Mount Stewart unveils newly restored Central Hall floor
Mount Stewart's newly restored Central Hall floor has been unveiled in the final stage of an ambitious £8 million project to restore this magnificent mansion on the shores of Strangford Lough to its former glory.
For many visitors, the black and white tiles in the Central Hall at Mount Stewart had become an iconic feature of this historic estate and yet the monochrome floor was a fairly recent addition, being laid by Lady Mairi in the 1960s.
With funding from The Heritage Lottery Fund’s Sharing Heritage programme, donations and legacies, a team of expert conservators have painstakingly restored the Central Hall floor to how it would have looked back in the 1840s.
Time well spent
Costing £300,000, the floor restoration took around six months and included the removal of the linoleum tiles and underlying bituminous compound; cleaning and resurfacing of the original stone floor and the repair and replacement of stones where required.
The finished result is spectacular and perfectly complements the recently restored stone coloured walls, giving the Central Hall an almost cathedral-like quality.

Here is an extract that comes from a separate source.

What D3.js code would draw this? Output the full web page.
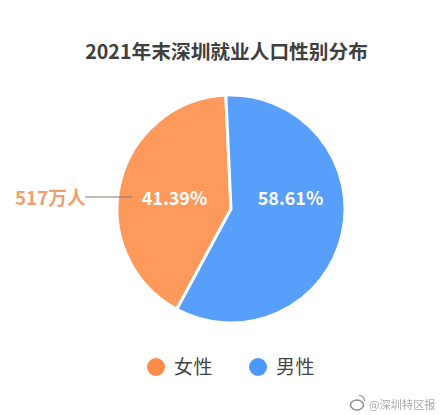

Speaking ahead of the floor’s debut, project manager and regional conservator for the National Trust Claire Magill said:
‘This has been a complex conservation project involving a team of skilled specialists who carefully and expertly revealed and restored the magnificent Scrabo stone floor.
‘The colour of the pale stone allows the blue hues on the woodwork to shine, and the mirroring pattern of the floor and glass ceiling which was revealed during the project, is a testament to the intricate design of this fabulous building.
‘The Central Hall is at the heart of this wonderful building and it will be a pleasure to see the hall once again playing host to guests and social events.’
The successful unveiling of the floor is the latest in the line of high profile achievements for Mount Stewart. After winning the Building Conservation Award at the Royal Institute of Chartered Surveyors Awards in 2016, the property is currently a nominee for Channel 4’s Great British Buildings: Restoration of the Year.